PROBLEM TO WORK ON | Here is the task for the listing below: output exactly the lines from the one containing "Write the Chart.js code for this chart." through the one containing "0.9, 2.3, null];", and leave out the pictures.

STORED DATA |

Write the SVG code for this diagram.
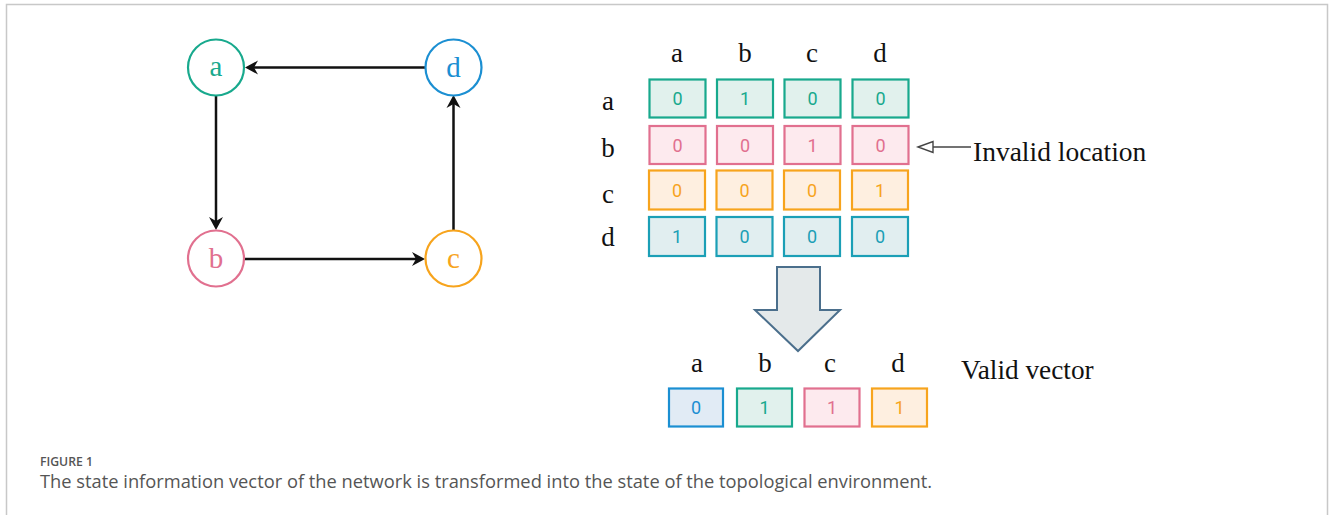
<svg xmlns="http://www.w3.org/2000/svg" width="1330" height="515" viewBox="0 0 1330 515">
<style>
.serif{font-family:"Liberation Serif","Times New Roman",serif;}
.lbl{font-family:"Liberation Serif",serif;font-size:27px;fill:#111;text-anchor:middle;}
.node{fill:#fff;stroke-width:2.2;}
.ntext{font-family:"Liberation Serif",serif;font-size:29px;text-anchor:middle;}
.cell{stroke-width:2.2;}
.num{font-family:Roboto,"Liberation Sans",sans-serif;font-size:18px;text-anchor:middle;}
.t{stroke:#18a98d;fill:#e1f1ed;} .tt{fill:#18a98d;}
.p{stroke:#e1708f;fill:#fdeaee;} .pt{fill:#e1708f;}
.o{stroke:#f7a41d;fill:#feefe0;} .ot{fill:#f7a41d;}
.c{stroke:#1b9fb6;fill:#e1eef0;} .ct{fill:#1b9fb6;}
.b{stroke:#1b8fd2;fill:#e1ebf5;} .bt{fill:#1b8fd2;}
.ln{stroke:#111;stroke-width:2.5;fill:none;}
.hd{fill:#111;}
</style>
<rect width="1330" height="515" fill="#fff"/>
<g id="frame" fill="none" stroke="#c8c8c8" stroke-width="1.5">
<path d="M6.5,515 V4.5 H1327.5 V515"/>
</g>

<g id="connectors">
<line class="ln" x1="425" y1="67.5" x2="250" y2="67.5"/>
<path class="hd" d="M245,67.5 L258,60.5 L254,67.5 L258,74.5 Z"/>
<line class="ln" x1="216" y1="95.5" x2="216" y2="225"/>
<path class="hd" d="M216,230 L209,217 L216,221 L223,217 Z"/>
<line class="ln" x1="244" y1="259" x2="420" y2="259"/>
<path class="hd" d="M425,259 L412,252 L416,259 L412,266 Z"/>
<line class="ln" x1="453.5" y1="230.5" x2="453.5" y2="100"/>
<path class="hd" d="M453.5,95 L446.5,108 L453.5,104 L460.5,108 Z"/>
</g>

<g id="node-a"><circle class="node" cx="216" cy="67.5" r="28" stroke="#18a98d"/><text class="ntext" x="216" y="76" fill="#18a98d">a</text></g>
<g id="node-d"><circle class="node" cx="453.5" cy="67.5" r="28" stroke="#1b8fd2"/><text class="ntext" x="453.5" y="77" fill="#1b8fd2">d</text></g>
<g id="node-b"><circle class="node" cx="216" cy="258.5" r="28" stroke="#e1708f"/><text class="ntext" x="216" y="268" fill="#e1708f">b</text></g>
<g id="node-c"><circle class="node" cx="453.5" cy="258.5" r="28" stroke="#f7a41d"/><text class="ntext" x="453.5" y="267.5" fill="#f7a41d">c</text></g>

<g id="matrix-headers">
<text class="lbl" x="677" y="62">a</text>
<text class="lbl" x="745" y="62">b</text>
<text class="lbl" x="812" y="62">c</text>
<text class="lbl" x="880" y="62">d</text>
<text class="lbl" x="608" y="110">a</text>
<text class="lbl" x="608" y="157">b</text>
<text class="lbl" x="608" y="203">c</text>
<text class="lbl" x="608" y="246">d</text>
</g>

<g id="matrix">
<g id="row-a">
<rect class="cell t" x="649.5" y="79.5" width="56" height="38"/><text class="num tt" x="677.5" y="105">0</text>
<rect class="cell t" x="717" y="79.5" width="56" height="38"/><text class="num tt" x="745" y="105">1</text>
<rect class="cell t" x="784.5" y="79.5" width="56" height="38"/><text class="num tt" x="812.5" y="105">0</text>
<rect class="cell t" x="852.5" y="79.5" width="56" height="38"/><text class="num tt" x="880.5" y="105">0</text>
</g>
<g id="row-b">
<rect class="cell p" x="649.5" y="126" width="56" height="38"/><text class="num pt" x="677.5" y="151.5">0</text>
<rect class="cell p" x="717" y="126" width="56" height="38"/><text class="num pt" x="745" y="151.5">0</text>
<rect class="cell p" x="784.5" y="126" width="56" height="38"/><text class="num pt" x="812.5" y="151.5">1</text>
<rect class="cell p" x="852.5" y="126" width="56" height="38"/><text class="num pt" x="880.5" y="151.5">0</text>
</g>
<g id="row-c">
<rect class="cell o" x="649" y="170.5" width="56" height="39"/><text class="num ot" x="677" y="196.5">0</text>
<rect class="cell o" x="716.5" y="170.5" width="56" height="39"/><text class="num ot" x="744.5" y="196.5">0</text>
<rect class="cell o" x="784" y="170.5" width="56" height="39"/><text class="num ot" x="812" y="196.5">0</text>
<rect class="cell o" x="852" y="170.5" width="56" height="39"/><text class="num ot" x="880" y="196.5">1</text>
</g>
<g id="row-d">
<rect class="cell c" x="649" y="217" width="56" height="39"/><text class="num ct" x="677" y="243">1</text>
<rect class="cell c" x="716.5" y="217" width="56" height="39"/><text class="num ct" x="744.5" y="243">0</text>
<rect class="cell c" x="784" y="217" width="56" height="39"/><text class="num ct" x="812" y="243">0</text>
<rect class="cell c" x="852" y="217" width="56" height="39"/><text class="num ct" x="880" y="243">0</text>
</g>
</g>

<g id="invalid-label">
<line x1="933" y1="147" x2="971" y2="147" stroke="#444" stroke-width="1.4"/>
<path d="M918,147 L933,141.5 L933,152.5 Z" fill="#fff" stroke="#444" stroke-width="1.4"/>
<text class="serif" x="973" y="161" font-size="27.5" fill="#111">Invalid location</text>
</g>

<g id="big-arrow">
<path d="M777,267 H820 V310 H840 L798,351 L755,310 H777 Z" fill="#e4e9ea" stroke="#4b6f8c" stroke-width="2"/>
</g>

<g id="vector-headers">
<text class="lbl" x="697" y="372">a</text>
<text class="lbl" x="765" y="372">b</text>
<text class="lbl" x="830" y="372">c</text>
<text class="lbl" x="898" y="372">d</text>
<text class="serif" x="961" y="379" font-size="27.3" fill="#111">Valid vector</text>
</g>

<g id="vector">
<rect class="cell b" x="669" y="388.5" width="54" height="38"/><text class="num bt" x="696" y="414">0</text>
<rect class="cell t" x="737" y="388.5" width="55" height="38"/><text class="num tt" x="764.5" y="414">1</text>
<rect class="cell p" x="804.5" y="388.5" width="55" height="38"/><text class="num pt" x="832" y="414">1</text>
<rect class="cell o" x="872" y="388.5" width="55" height="38"/><text class="num ot" x="899.5" y="414">1</text>
</g>

<g id="caption" font-family="'Open Sans','Noto Sans',sans-serif">
<text x="40" y="466" font-size="13" fill="#555" font-weight="600" textLength="53" lengthAdjust="spacingAndGlyphs">FIGURE 1</text>
<text x="40" y="488" font-size="17.5" fill="#555" textLength="892" lengthAdjust="spacingAndGlyphs">The state information vector of the network is transformed into the state of the topological environment.</text>
</g>
</svg>
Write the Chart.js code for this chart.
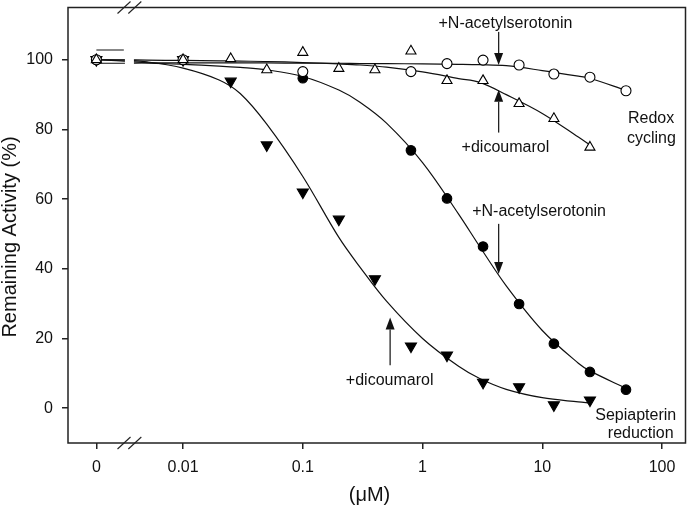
<!DOCTYPE html>
<html>
<head>
<meta charset="utf-8">
<script src="https://cdn.jsdelivr.net/npm/chart.js@4"></script>
<style>
  html, body { margin: 0; padding: 0; background: #fff; }
</style>
</head>
<body>
<canvas id="myChart" width="693" height="505"></canvas>
<script>
// concentrations (µM) of the measured points
const conc = [0, 0.01, 0.025, 0.05, 0.1, 0.2, 0.4, 0.8, 1.6, 3.2, 6.4, 12.5, 25, 50];
// remaining activity (%) for each series, null = no point
const redoxNAS = [100, 100, null, null, 96.6, null, null, 96.6, 98.9, 99.9, 98.5, 95.9, 95.0, 91.1];
const redoxDic = [100, 100, 100.3, 97.1, 102.1, 97.5, 97.1, 102.5, 94.0, 94.0, 87.4, 83.1, 74.9, null];
const sepNAS = [100, null, null, null, 94.7, null, null, 74.0, 60.2, 46.4, 29.9, 18.5, 10.4, 5.3];
const sepDic = [100, 100, 93.8, 75.5, 62.0, 54.2, 37.1, 17.8, 15.2, 7.4, 6.1, 0.9, 2.3, null];

// fitted curves
const fitConc = [0, 0.0032, 0.005, 0.01, 0.02, 0.03, 0.05, 0.1, 0.2, 0.3, 0.5, 1, 2, 3, 5, 10, 20, 25, 50];
const fitRedoxNAS = [99.0, 99.0, 99.1, 99.1, 99.1, 99.1, 99.1, 99.0, 99.0, 98.9, 98.9, 98.8, 98.7, 98.6, 98.3, 96.9, 95.3, 94.7, 91.2];
const fitRedoxDic = [100, 100, 99.9, 99.8, 99.7, 99.6, 99.5, 99.2, 98.8, 98.5, 97.9, 96.5, 94.6, 93.5, 90.0, 84.6, 77.8, 75.5, null];
const fitSepNAS = [100, 99.6, 99.1, 98.7, 98.2, 97.8, 97.1, 95.2, 91.3, 87.8, 81.8, 70.5, 55.7, 46.4, 35.1, 22.3, 12.9, 10.7, 5.7];
const fitSepDic = [100, 99.9, 99.4, 97.6, 94.2, 90.3, 81.5, 66.5, 49.0, 40.5, 30.7, 20.0, 12.0, 8.5, 5.4, 3.0, 1.8, 1.5, null];
// short extra line left of the axis break
const topLineConc = [0, 0.0032];
const topLineVal = [102.8, 102.8];

// axes
const xTickVals = [0, 0.01, 0.1, 1, 10, 100];
const xTickLabels = ['0', '0.01', '0.1', '1', '10', '100'];
const yTickVals = [0, 20, 40, 60, 80, 100];

// labels and arrows, in data units (conc, %)
const notes = [
    { text: '+N-acetylserotonin', c: 4.92, v: 110.4 },
    { text: '+dicoumarol', c: 4.92, v: 74.7 },
    { text: 'Redox', c: 81, v: 83.2 },
    { text: 'cycling', c: 81.5, v: 77.3 },
    { text: '+N-acetylserotonin', c: 9.4, v: 56.4 },
    { text: '+dicoumarol', c: 0.531, v: 8.0 },
    { text: 'Sepiapterin', c: 60.3, v: -2.0 },
    { text: 'reduction', c: 66.4, v: -7.3 }
];
const arrows = [
    { c: 4.32, from: 108, to: 98.5 },
    { c: 4.32, from: 79.1, to: 91.4 },
    { c: 4.32, from: 52.9, to: 38.5 },
    { c: 0.536, from: 12.3, to: 26.0 }
];

const FONT = '"Liberation Sans", Arial, Helvetica, sans-serif';
const INK = '#111';
const ZERO_LOG = -2.724;   // where "0" sits on the broken log axis
const BREAK_LOG = -2.448;

function xPos(c) {
    return c === 0 ? ZERO_LOG : Math.log10(c);
}

function toPoints(xs, ys) {
    const out = [];
    xs.forEach((c, i) => {
        if (ys[i] !== null) out.push({ x: xPos(c), y: ys[i] });
    });
    return out;
}

function markerSet(values, style, filled, radius, rotation) {
    return {
        data: toPoints(conc, values),
        showLine: false,
        pointStyle: style,
        pointRadius: radius,
        pointRotation: rotation || 0,
        pointBackgroundColor: filled ? '#000' : '#fff',
        pointBorderColor: '#000',
        pointBorderWidth: 1.1,
        order: 1
    };
}

function curveSet(xs, values) {
    return {
        data: toPoints(xs, values),
        showLine: true,
        borderColor: INK,
        borderWidth: 1.2,
        pointRadius: 0,
        tension: 0.35,
        order: 2
    };
}

function drawArrow(ctx, x, y0, y1) {
    const dir = y1 > y0 ? 1 : -1;
    const head = 12;
    ctx.beginPath();
    ctx.moveTo(x, y0);
    ctx.lineTo(x, y1 - dir * head);
    ctx.stroke();
    ctx.beginPath();
    ctx.moveTo(x, y1);
    ctx.lineTo(x - 4.5, y1 - dir * head);
    ctx.lineTo(x + 4.5, y1 - dir * head);
    ctx.closePath();
    ctx.fill();
}

// break, frame, texts and arrows
const decorations = {
    id: 'decorations',
    afterDatasetsDraw(chart) {
        const { ctx, chartArea: a, scales: { x, y } } = chart;
        ctx.save();
        const bx = x.getPixelForValue(BREAK_LOG);
        ctx.fillStyle = '#fff';
        ctx.fillRect(bx - 4.5, a.top + 1, 9, a.bottom - a.top - 2);

        ctx.strokeStyle = '#222';
        ctx.lineWidth = 1.5;
        ctx.strokeRect(a.left, a.top, a.right - a.left, a.bottom - a.top);

        ctx.lineWidth = 1.1;
        [a.top, a.bottom].forEach(yy => {
            [-5.4, 5.4].forEach(dx => {
                ctx.beginPath();
                ctx.moveTo(bx + dx - 6.5, yy + 6);
                ctx.lineTo(bx + dx + 6.5, yy - 6);
                ctx.stroke();
            });
        });

        ctx.fillStyle = INK;
        ctx.textAlign = 'center';
        ctx.textBaseline = 'middle';
        ctx.font = '16px ' + FONT;
        notes.forEach(n => {
            ctx.fillText(n.text, x.getPixelForValue(xPos(n.c)), y.getPixelForValue(n.v));
        });

        ctx.strokeStyle = '#222';
        ctx.fillStyle = '#111';
        ctx.lineWidth = 1.3;
        arrows.forEach(ar => {
            drawArrow(ctx, x.getPixelForValue(xPos(ar.c)), y.getPixelForValue(ar.from), y.getPixelForValue(ar.to));
        });

        // axis titles
        ctx.fillStyle = INK;
        ctx.font = '20px ' + FONT;
        ctx.fillText('(\u03bcM)', 369.5, 495);
        ctx.save();
        ctx.translate(16.3, 237);
        ctx.rotate(-Math.PI / 2);
        ctx.textBaseline = 'alphabetic';
        ctx.fillText('Remaining Activity (%)', 0, 0);
        ctx.restore();
        ctx.restore();
    }
};

const ctx = document.getElementById('myChart').getContext('2d');
const myChart = new Chart(ctx, {
    type: 'scatter',
    data: {
        datasets: [
            markerSet(redoxDic, 'triangle', false, 5.8),
            markerSet(redoxNAS, 'circle', false, 5),
            markerSet(sepNAS, 'circle', true, 4.8),
            markerSet(sepDic, 'triangle', true, 6.4, 180),
            curveSet(fitConc, fitRedoxNAS),
            curveSet(fitConc, fitRedoxDic),
            curveSet(fitConc, fitSepNAS),
            curveSet(fitConc, fitSepDic),
            curveSet(topLineConc, topLineVal)
        ]
    },
    options: {
        responsive: false,
        animation: false,
        layout: { padding: { top: 6, right: 1, left: 0, bottom: 0 } },
        plugins: {
            legend: { display: false },
            tooltip: { enabled: false }
        },
        scales: {
            x: {
                type: 'linear',
                min: -2.961,
                max: 2.196,
                afterBuildTicks: s => { s.ticks = xTickVals.map(v => ({ value: xPos(v) })); },
                afterFit: s => {
                    s.height = 62;
                    s.paddingLeft = 0; s.paddingRight = 0;
                },
                border: { display: false },
                grid: { display: true, drawOnChartArea: false, drawTicks: true, tickLength: 6, color: '#222', lineWidth: 1.5 },
                ticks: {
                    callback: (v, i) => xTickLabels[i],
                    font: { family: FONT, size: 16 },
                    color: INK,
                    padding: 9,
                    maxRotation: 0,
                    autoSkip: false
                }
            },
            y: {
                min: -10,
                max: 115,
                afterBuildTicks: s => { s.ticks = yTickVals.map(v => ({ value: v })); },
                afterFit: s => {
                    s.width = 68;
                    s.paddingTop = 0; s.paddingBottom = 0;
                },
                border: { display: false },
                grid: { display: true, drawOnChartArea: false, drawTicks: true, tickLength: 6, color: '#222', lineWidth: 1.5 },
                ticks: {
                    font: { family: FONT, size: 16 },
                    color: INK,
                    padding: 9
                }
            }
        }
    },
    plugins: [decorations]
});
</script>
</body>
</html>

CORRECT RESULT |
Write the Chart.js code for this chart.
<!DOCTYPE html>
<html>
<head>
<meta charset="utf-8">
<script src="https://cdn.jsdelivr.net/npm/chart.js@4"></script>
<style>
  html, body { margin: 0; padding: 0; background: #fff; }
</style>
</head>
<body>
<canvas id="myChart" width="693" height="505"></canvas>
<script>
// concentrations (µM) of the measured points
const conc = [0, 0.01, 0.025, 0.05, 0.1, 0.2, 0.4, 0.8, 1.6, 3.2, 6.4, 12.5, 25, 50];
// remaining activity (%) for each series, null = no point
const redoxNAS = [100, 100, null, null, 96.6, null, null, 96.6, 98.9, 99.9, 98.5, 95.9, 95.0, 91.1];
const redoxDic = [100, 100, 100.3, 97.1, 102.1, 97.5, 97.1, 102.5, 94.0, 94.0, 87.4, 83.1, 74.9, null];
const sepNAS = [100, null, null, null, 94.7, null, null, 74.0, 60.2, 46.4, 29.9, 18.5, 10.4, 5.3];
const sepDic = [100, 100, 93.8, 75.5, 62.0, 54.2, 37.1, 17.8, 15.2, 7.4, 6.1, 0.9, 2.3, null];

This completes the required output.